CLI reference (offline-first)¶

Training¶

Primary: codex-train delegates to Hydra when installed and falls back to a minimal local configuration when Hydra is absent. The fallback still sets up reproducible seeds, generates a local dataset if missing, and logs metrics to artifacts/experiments/.
Hydra entry: python -m codex_ml.cli.hydra_entry uses the conf/ directory by default. Override values with dotlist syntax, e.g. model.enable_lora=true data.dataset_path=data/sample.jsonl.

Data loading¶

Use codex_ml.codex_data.load_dataset to read JSONL or text datasets, shuffle deterministically, and persist cached splits under artifacts/cache/<dataset>/splits-<hash>.json.

Plugin and loader entry points¶

Third-party packages can expose dataset loaders, tokenizers, and reward models without code changes by declaring entry points:

[project.entry-points."codex_ml.datasets"]
my_jsonl = "my_package.loaders:jsonl_loader"

[project.entry-points."codex_ml.tokenizers"]
custom_tokenizer = "my_package.tokenizers:build_tokenizer"

[project.entry-points."codex_ml.reward_models"]
simple_reward = "my_package.rewards:StaticRewardModel"

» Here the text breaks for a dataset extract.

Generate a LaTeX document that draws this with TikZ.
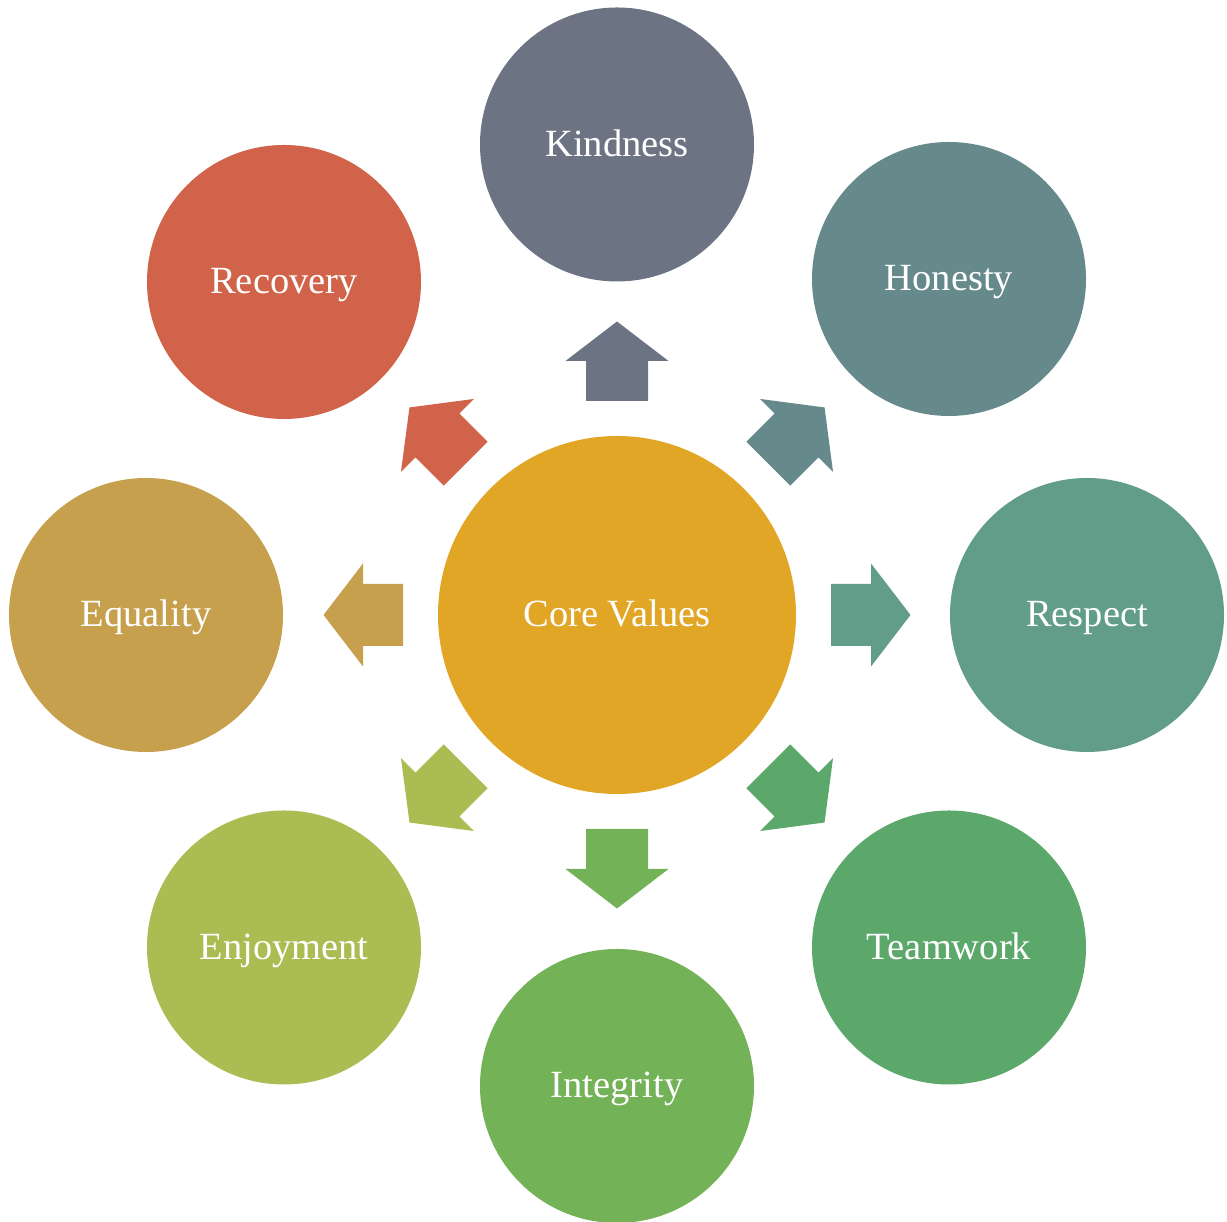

After installation, the registry functions (codex_ml.data.registry.get_dataset, codex_ml.plugins.reward_models.get) discover these implementations automatically during runtime.

Experiment analysis¶

Run python scripts/analyze_experiments.py to generate artifacts/experiment_summary.md and artifacts/experiment_summary.json. python -m codex_ml.cli.detectors run consumes the JSON summary as part of the scorecard.